Recovering Energy from Gas Distribution

Long-distance interstate natural gas pipelines typically operate at pressures between 700 and 1,000 psi to get the greatest efficiency and volume through a given pipe size. However, this pressure is not suitable for local distribution to individual homes and businesses. Gate stations take high-pressure gas from the transmission lines and reduce it to 160 to 180 psi for distribution, with additi...

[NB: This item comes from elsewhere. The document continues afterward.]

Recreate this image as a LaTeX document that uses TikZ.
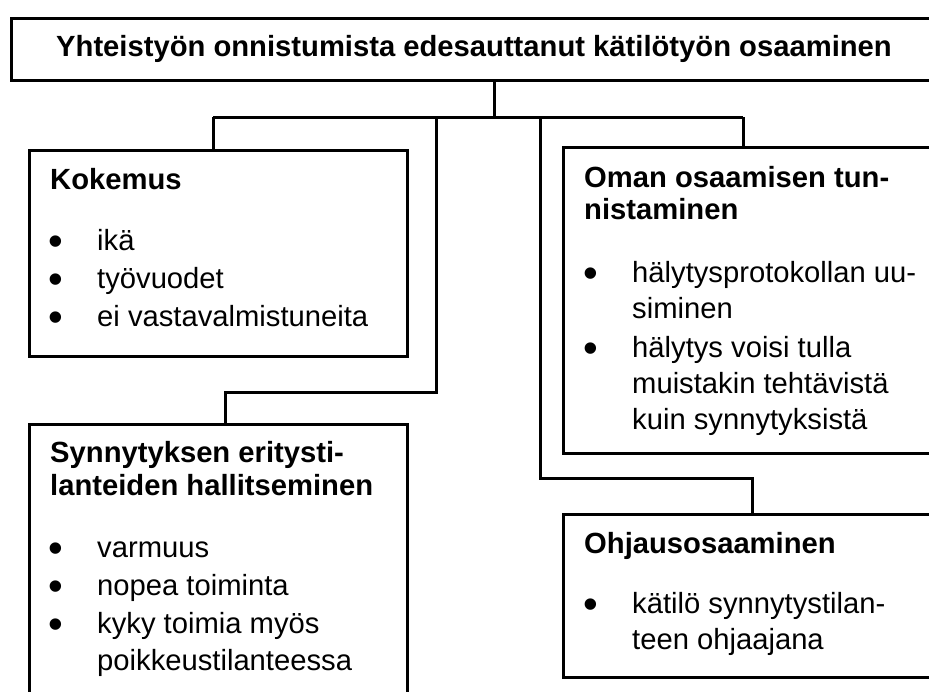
\documentclass[tikz,border=0pt]{standalone}
\usepackage{fontspec}
\setmainfont{Liberation Sans}
\begin{document}
\begin{tikzpicture}[x=1pt,y=-1pt,
  box/.style={draw, line width=3pt, inner sep=0pt, anchor=north west},
  conn/.style={line width=3pt},
  txt/.style={anchor=base west, inner sep=0pt, font=\fontsize{29.2}{35}\selectfont},
  head/.style={anchor=base west, inner sep=0pt, font=\fontsize{29.2}{35}\selectfont\bfseries},
  bul/.style={anchor=base, inner sep=0pt, yshift=-5pt, font=\fontsize{42}{42}\selectfont}]
\path[use as bounding box] (0,0) rectangle (929,691);
% boxes
\node[box, minimum width=925pt, minimum height=62pt] (top) at (10,17) {};
\node[box, minimum width=378pt, minimum height=206pt] (kok) at (28,149) {};
\node[box, minimum width=380pt, minimum height=306pt] (oman) at (562,146) {};
\node[box, minimum width=378pt, minimum height=290pt] (syn) at (28,423) {};
\node[box, minimum width=380pt, minimum height=163pt] (ohj) at (562,513) {};
% connector junctions
\coordinate (jc) at (494,117);
\coordinate (jl) at (213,117);
\coordinate (jr) at (743,117);
\coordinate (va) at (436,117);
\coordinate (vb) at (540,117);
\coordinate (ka) at (436,392);
\coordinate (kb) at (225,392);
\coordinate (ma) at (540,478);
\coordinate (mb) at (752,478);
\draw[conn] (top.south -| jc) -- (jc);
\draw[conn] (jl) -- (jr);
\draw[conn] (jl) -- (jl |- kok.north);
\draw[conn] (jr) -- (jr |- oman.north);
\draw[conn] (va) -- (ka) -- (kb) -- (kb |- syn.north);
\draw[conn] (vb) -- (ma) -- (mb) -- (mb |- ohj.north);
% title
\node[head] (title) at (56,56) {Yhteistyön onnistumista edesauttanut kätilötyön osaaminen};
% Kokemus
\node[head] (kh) at (50,189) {Kokemus};
\node[bul] (kb1) at (56,250) {•};
\node[txt] (k1) at (97,250) {ikä};
\node[bul] (kb2) at (56,288) {•};
\node[txt] (k2) at (97,288) {työvuodet};
\node[bul] (kb3) at (56,326) {•};
\node[txt] (k3) at (97,326) {ei vastavalmistuneita};
% Oman
\node[head] (oh1) at (584,187) {Oman osaamisen tun-};
\node[head] (oh2) at (584,219) {nistaminen};
\node[bul] (ob1) at (591,282) {•};
\node[txt] (o1) at (632,282) {hälytysprotokollan uu-};
\node[txt] (o2) at (632,318) {siminen};
\node[bul] (ob2) at (591,357) {•};
\node[txt] (o3) at (632,357) {hälytys voisi tulla};
\node[txt] (o4) at (632,393) {muistakin tehtävistä};
\node[txt] (o5) at (632,429) {kuin synnytyksistä};
% Synnytyksen
\node[head] (sh1) at (50,462) {Synnytyksen eritysti-};
\node[head] (sh2) at (50,495) {lanteiden hallitseminen};
\node[bul] (sb1) at (56,557) {•};
\node[txt] (s1) at (97,557) {varmuus};
\node[bul] (sb2) at (56,595) {•};
\node[txt] (s2) at (97,595) {nopea toiminta};
\node[bul] (sb3) at (56,633) {•};
\node[txt] (s3) at (97,633) {kyky toimia myös};
\node[txt] (s4) at (97,670) {poikkeustilanteessa};
% Ohjaus
\node[head] (hh) at (584,553) {Ohjausosaaminen};
\node[bul] (hb1) at (591,613) {•};
\node[txt] (h1) at (632,613) {kätilö synnytystilan-};
\node[txt] (h2) at (632,649) {teen ohjaajana};
\end{tikzpicture}
\end{document}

By Peter Welander, Control Engineering October 1, 2007

Sidebars: Connecticut mandates 100

Long-distance interstate natural gas pipelines typically operate at pressures between 700 and 1,000 psi to get the greatest efficiency and volume through a given pipe size. However, this pressure is not suitable for local distribution to individual homes and businesses. Gate stations take high-pressure gas from the transmission lines and reduce it to 160 to 180 psi for distribution, with additional reduction at latter stages and at individual consumer sites.

Traditionally, the way to reduce pressure in this application is with simple throttling valves. Since methane is a non-ideal gas, this reduction in pressure has a major cooling effect that can freeze the valve, distort piping and cause other cold-related problems. To solve this, gate stations typically have a boiler and heat exchanger to warm the gas just before the valve. Unfortunately, when this approach is used, much energy is wasted, not to mention consumed, in the form of gas required to fire the boiler.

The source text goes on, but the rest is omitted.